How to be the “ultimate” team player (when playing on a professional, high school, college or recreational league tennis team)

  1. Win Matches – Your number one and most important responsibility is to win matches. Your commitment to the team is to do everything possible to put yourself in a position to win matches or to be at your highest level of performance each match.
  2. Help teammates win matches – Your number two and second most important responsibility is to support your teammates in their efforts to win matches.  To do everything possible to put yourself and your teammates in a position to win matches should be your main overriding focus for everything you do for and with the team.
  3. Be positive.  Be positive not only to benefit your game but also to benefit the conviction and attitude of the other players on your team.
  4. Never give up.  It’s extremely important for the psyche, morale and spirit of your team to know that every player is committed to giving 100% each and every match no matter the score or circumstance.
  5. Continuously try to improve.  Establish a goal to incrementally get better each and every time you go on the court and to help your teammates incrementally improve their skills as well.

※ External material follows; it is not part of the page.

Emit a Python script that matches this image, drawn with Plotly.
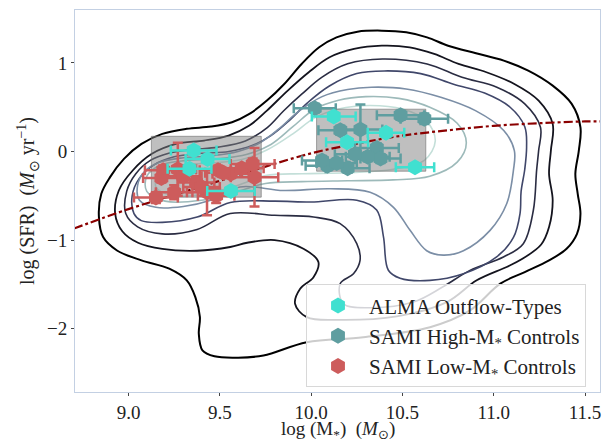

  6. Offer no excuses or cast blame.  If every player is positive in attitude, gives 100%, is trying to get better and is truly committed to doing everything possible to win matches, then it really doesn’t matter if you or one or more other players has a bad day or loses a match.  You’re all in it together good or bad.
  7. Communicate – A shared vision requires a shared dialogue and open (constructive) communication.
  8. Support your coach.  Respect the judgment and decisions of your coach.  Take advantage of his/her expertise and perspective (particularly as it relates to recognizing your strengths, weaknesses, best match-ups and partner combinations).
  9. Take nothing personally.  In any team situation, there will disappointments and things said and done that may hurt your feelings.  Team dynamics are not always clean and easy.  Assume the best intentions and stay true to your main objective to win matches and support your teammates in their efforts to win matches.
  10. Have fun.  Choose to have fun and to make things fun for your teammates.  Of course, being actively engaged on the court working hard and trying to get better (collectively as a team) is fun.